The Fortune 500 company is also keen on buying into existing refineries and helping in their upgradation and maintenance.
 
"We are in talks with Nigeria and some other African countries for exploration and production blocks," said IOC business development director, BM Bansal.
 
The company has also decided to increase its crude oil imports from Nigeria from 2 million tonnes per annum to 3 million tonnes.
 
He added that the company was not keen on exploration blocks, but rather wanted to buy stake in discovered fields, a strategy that is an accepted one around the world.
 
Global oil companies such as Brazil's Petrobras, Italian ENI and Norway-based NorskHydro have previously followed the same route to pick up stake in oil blocks operated by Oil and Natural Gas Corporation (ONGC) in India.
 
When asked if IOC was not willing to take the risk of investing in an exploration block, Bansal explained that the company was looking for oil and gas sources which will help feed its refineries in India.
 
Another government-owned oil refiner and marketer, Bharat Petroleum Corporation (BPCL) is also following a similar strategy. "We already have enough exploration blocks. Now we are interested in buying into discovered blocks," the company's Chairman and Managing Director Ashok Sinha said.
 
IOC is keen on buying stake in refineries in Africa. It will, however, pick up stake only if the refinery is bundled with an oil or gas block. "That way, the refinery can be fed with oil from our fields," Bansal said.
 
Separately, IOC has offered to invest in a gas-based petrochemicals plant and for setting up a liquefied natural gas facility in Mozambique.
 
This followed discussions with a delegate from the company at the India-Africa Hydrocarbon Summit.

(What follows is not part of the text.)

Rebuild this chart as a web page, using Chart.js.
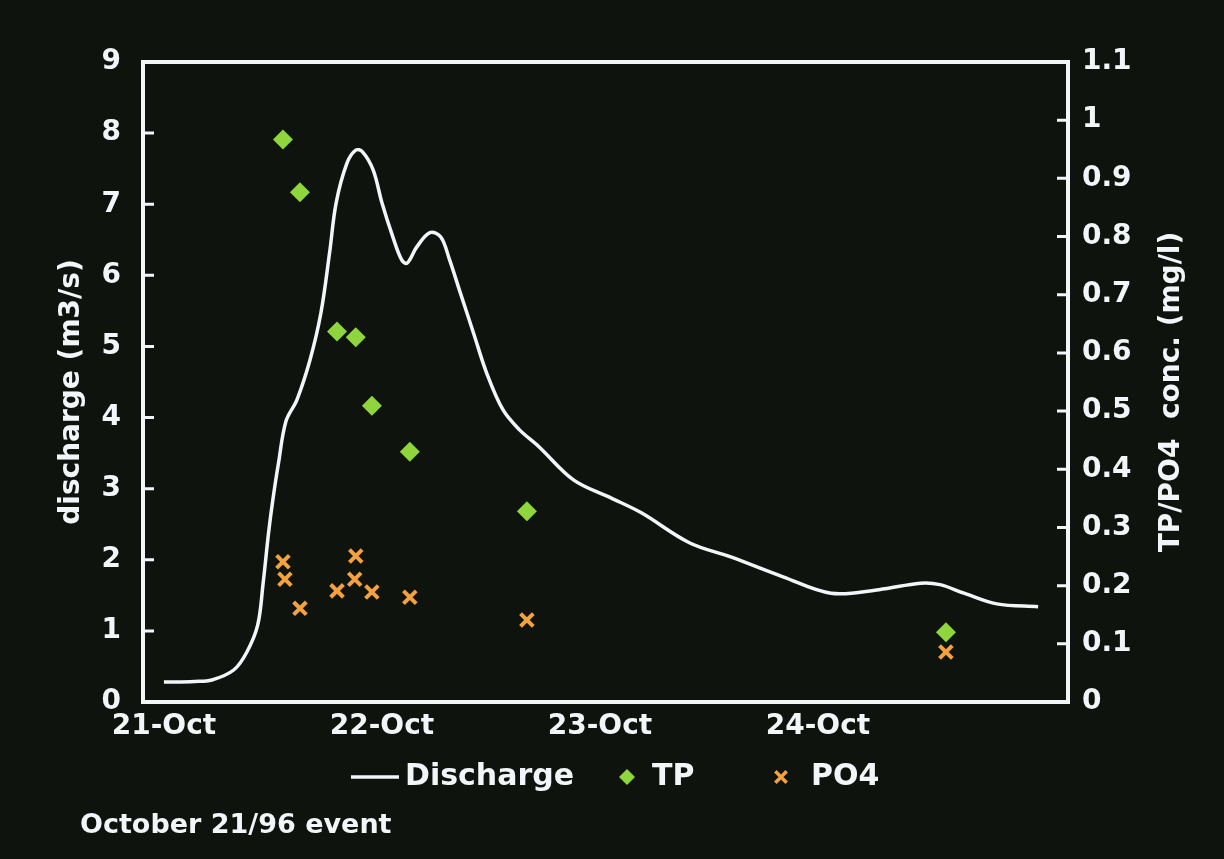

IOC has also agreed to help increase the liquefied petroleum gas storage capacity in Mauritius, Bansal said.
 
This proposal was discussed at a bilateral meeting between IOC officials and Rajeshwar Jeetah, minister for industry - SMEs, Mauritius.
 
IOC already retails petrol and diesel in Mauritius through its fully owned subsidiary Indian Oil (Mauritius). Mauritius' annual LPG consumption is currently 60,000 tonnes and is likely to rise to 100,000 tonnes.
 
The shares of IOC closed at Rs 503.80 on the National Stock Exchange on Wednesday, up 3.4 per cent from its previous close.